The Carriage Crossing facility has been proposed for a 7.5-acre site on the southwest corner of Midlothian Road and Courtland Street, on the village's northwest side.
Seventy-four assisted living apartments would be in a three-story section of the building, according to plans. Fourteen memory care apartments would be in a one-story building.
The facility would offer health care, dining services and activities, Carriage Crossing representative Brenda Hearn told the village board during a presentation this week.
"Our philosophy is to provide senior living experiences that meet the lifestyle needs and desires for seniors in every stage of living," said Hearn, the executive director of a Carriage Crossing facility in Champaign. "Residents are assured comfort (and) attentive care each day."

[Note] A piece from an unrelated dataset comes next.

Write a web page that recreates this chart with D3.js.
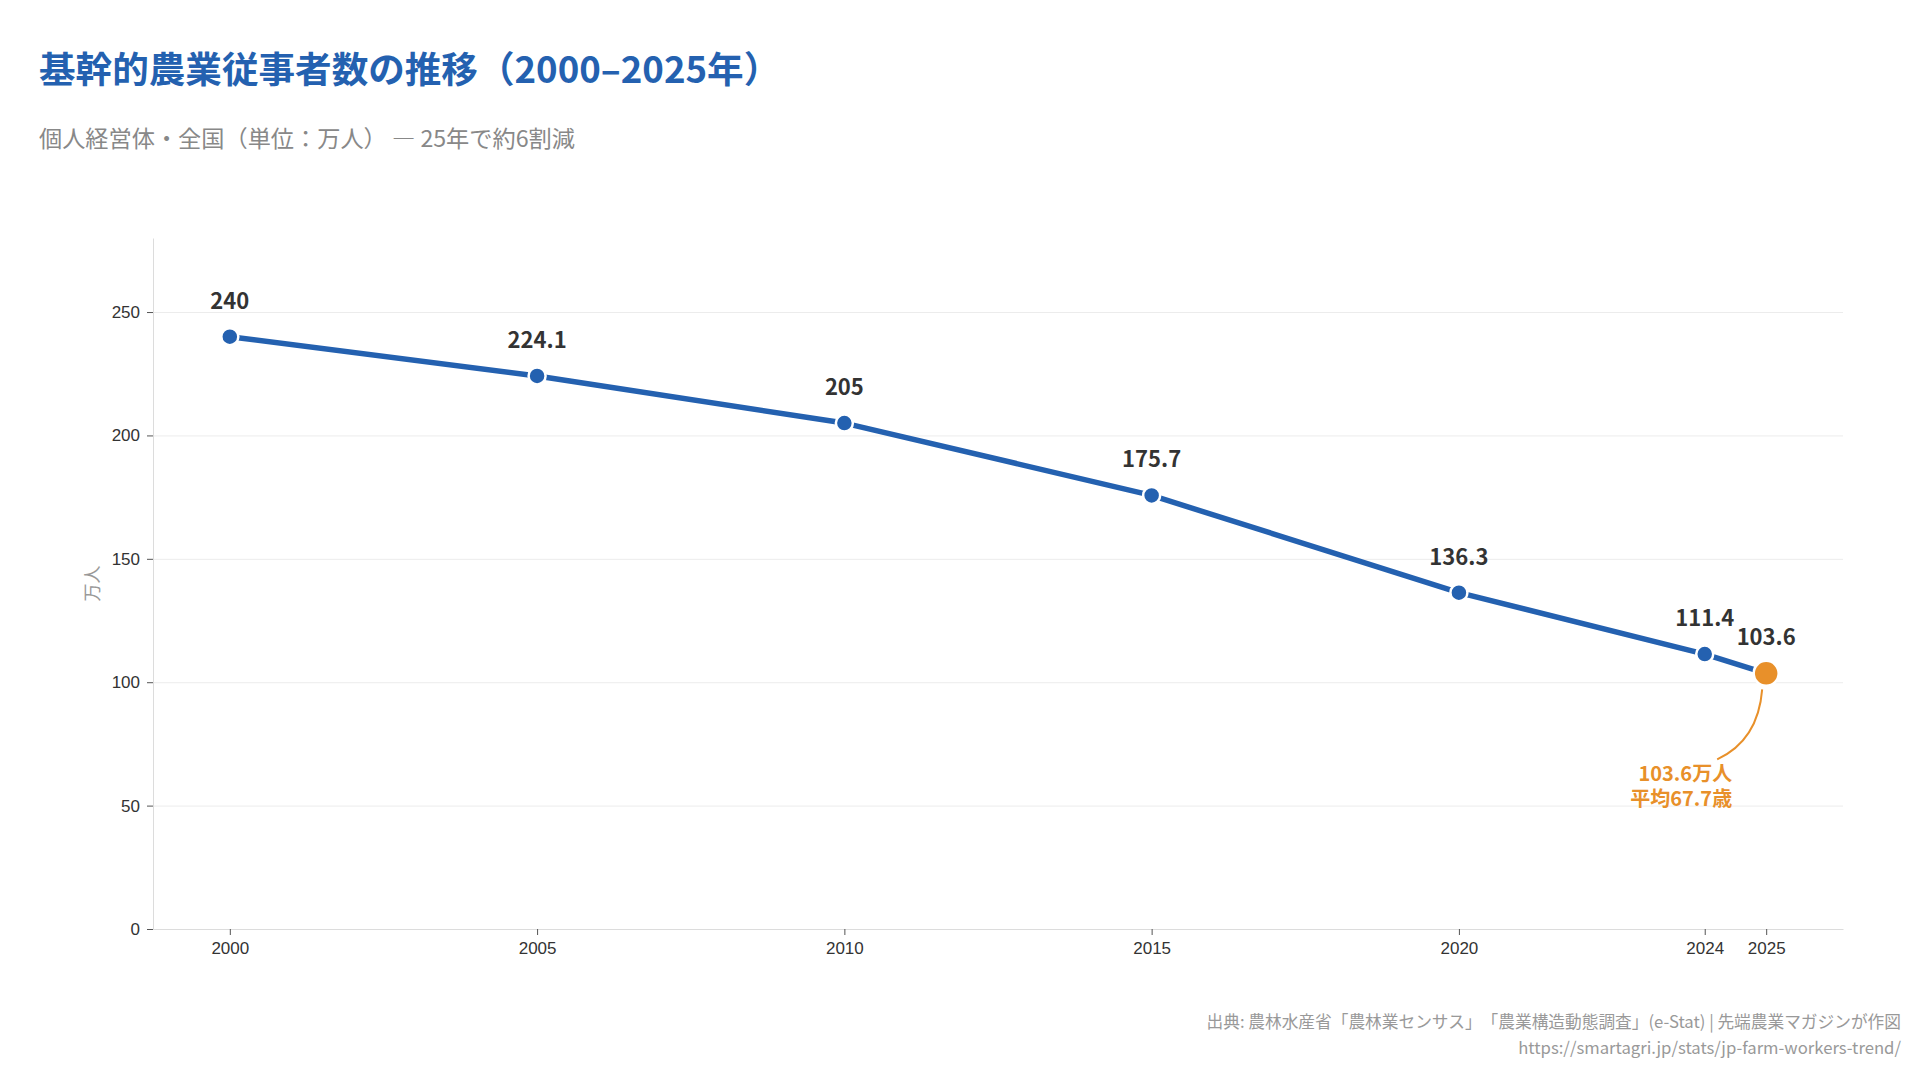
<!DOCTYPE html>
<html lang="ja">
<head>
<meta charset="utf-8">
<title>基幹的農業従事者数の推移</title>
<script src="https://cdn.jsdelivr.net/npm/d3@7"></script>
<style>
  body { margin: 0; background: #fff; }
  svg { display: block; font-family: "Noto Sans CJK JP", "Noto Sans", sans-serif; text-spacing-trim: space-all; }
  .grid line { stroke: #ececec; }
  .grid .domain { display: none; }
  .axis .domain { stroke: #dcdcdc; }
  .axis .tick line { stroke: #555; }
  .axis text { font-size: 17px; fill: #333; }
</style>
</head>
<body>
<div id="chart"></div>
<script>
// データ（単位：万人）
const years = [2000, 2005, 2010, 2015, 2020, 2024, 2025];
const workers = [240, 224.1, 205, 175.7, 136.3, 111.4, 103.6];
const yTicks = [0, 50, 100, 150, 200, 250];
const xTicks = [2000, 2005, 2010, 2015, 2020, 2024, 2025];
const calloutLines = ["103.6万人", "平均67.7歳"];

const W = 1920, H = 1080;
const margin = {top: 238, right: 77, bottom: 151, left: 153};
const width = W - margin.left - margin.right;
const height = H - margin.top - margin.bottom;
const blue = "#2461b0", orange = "#e8902a";

const data = years.map((y, i) => ({year: y, value: workers[i]}));

const root = d3.select("#chart")
  .append("svg")
    .attr("width", W)
    .attr("height", H);

// タイトル
root.append("text")
  .attr("x", 39).attr("y", 83)
  .attr("font-size", 36.6).attr("font-weight", 700)
  .attr("fill", blue)
  .text("基幹的農業従事者数の推移（2000–2025年）");

root.append("text")
  .attr("x", 39).attr("y", 147)
  .attr("font-size", 23.2)
  .attr("fill", "#888")
  .text("個人経営体・全国（単位：万人） — 25年で約6割減");

const svg = root.append("g")
  .attr("transform", "translate(" + margin.left + "," + margin.top + ")");

// 端に1.25年ぶん余白
const xScale = d3.scaleLinear()
  .domain([1998.75, 2026.25])
  .range([0, width]);

const yScale = d3.scaleLinear()
  .domain([0, 280])
  .range([height, 0]);

// グリッド
svg.append("g")
  .attr("class", "grid")
  .call(d3.axisLeft(yScale)
    .tickValues(yTicks)
    .tickSize(-width)
    .tickFormat(""));

svg.append("g")
  .attr("class", "axis")
  .attr("transform", "translate(0," + height + ")")
  .call(d3.axisBottom(xScale)
    .tickValues(xTicks)
    .tickFormat(d3.format("d"))
    .tickSizeOuter(0)
    .tickPadding(7));

svg.append("g")
  .attr("class", "axis")
  .call(d3.axisLeft(yScale)
    .tickValues(yTicks)
    .tickSizeOuter(0)
    .tickPadding(7));

// 軸ラベル
svg.append("text")
  .attr("transform", "translate(-60," + (height / 2) + ") rotate(-90)")
  .attr("text-anchor", "middle")
  .attr("dy", "0.35em")
  .attr("font-size", 18)
  .attr("fill", "#999")
  .text("万人");

// 折れ線
const line = d3.line()
  .x(d => xScale(d.year))
  .y(d => yScale(d.value));

svg.append("path")
  .datum(data)
  .attr("fill", "none")
  .attr("stroke", blue)
  .attr("stroke-width", 5.5)
  .attr("stroke-linejoin", "round")
  .attr("d", line);

const last = data[data.length - 1];

svg.selectAll(".pt")
  .data(data)
  .enter()
  .append("circle")
    .attr("class", "pt")
    .attr("cx", d => xScale(d.year))
    .attr("cy", d => yScale(d.value))
    .attr("r", d => d === last ? 12.5 : 8.5)
    .attr("fill", d => d === last ? orange : blue)
    .attr("stroke", "#fff")
    .attr("stroke-width", 2.5);

svg.selectAll(".val")
  .data(data)
  .enter()
  .append("text")
    .attr("class", "val")
    .attr("x", d => xScale(d.year))
    .attr("y", d => yScale(d.value) - 28)
    .attr("text-anchor", "middle")
    .attr("font-size", 22)
    .attr("font-weight", 700)
    .attr("fill", "#333")
    .text(d => String(d.value));

// 2025年の注記
const lx = xScale(last.year), ly = yScale(last.value);
svg.append("path")
  .attr("fill", "none")
  .attr("stroke", orange)
  .attr("stroke-width", 2)
  .attr("d", "M" + (lx - 4) + "," + (ly + 16) +
             " Q" + (lx - 8) + "," + (ly + 67) +
             " " + (lx - 49) + "," + (ly + 86));

const note = svg.append("text")
  .attr("x", lx - 34)
  .attr("y", ly + 108)
  .attr("text-anchor", "end")
  .attr("font-size", 20)
  .attr("font-weight", 700)
  .attr("fill", orange);
note.selectAll("tspan")
  .data(calloutLines)
  .enter()
  .append("tspan")
    .attr("x", lx - 34)
    .attr("dy", (d, i) => i === 0 ? 0 : 25)
    .text(d => d);

// 出典
root.append("text")
  .attr("x", 1901).attr("y", 1028)
  .attr("text-anchor", "end")
  .attr("font-size", 16.7)
  .attr("fill", "#999")
  .text("出典: 農林水産省「農林業センサス」「農業構造動態調査」(e-Stat) | 先端農業マガジンが作図");

root.append("text")
  .attr("x", 1901).attr("y", 1054)
  .attr("text-anchor", "end")
  .attr("font-size", 16.7)
  .attr("fill", "#999")
  .text("https://smartagri.jp/stats/jp-farm-workers-trend/");
</script>
</body>
</html>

The company operates four facilities. Hearn called the company a "boutique type of assisted living" because it's smaller than some corporations in the industry.
"We know our residents by name, we know their families, we know their friends," Hearn said.
The site being eyed in Mundelein is vacant and zoned for residential development. It's east of the Orchard Meadows residential subdivision and south of Cambridge Country Park.
That park includes the Mundelein Park District's senior center, called the Regent Center.
Different developers proposed a housing complex on the land in 1999 and a senior living center there in 2008, but neither project materialized.
Mayor Steve Lentz said Carriage Crossing would be "a welcome addition to our community."
"You provide an amazing service," Lentz said. "We really need something like this there."
Trustee Ray Semple asked what impact the facility would have on Mundelein's ambulance services. Hearn said 911 calls at the company's other properties are rare, probably fewer than four a month.
Deputy Fire Chief Darren Brents said he's like to see data about ambulance calls at the company's existing facilities.
Trustee Bill Rekus expressed concern about the proposed three-story wing of the campus, saying it "might not blend in very well" with the nearby neighborhood and park. In response, Hearn said the company is open to creating a design that best serves the community.
The board took no formal action on the proposal. Members informally gave Hearn the go-ahead to proceed with plans.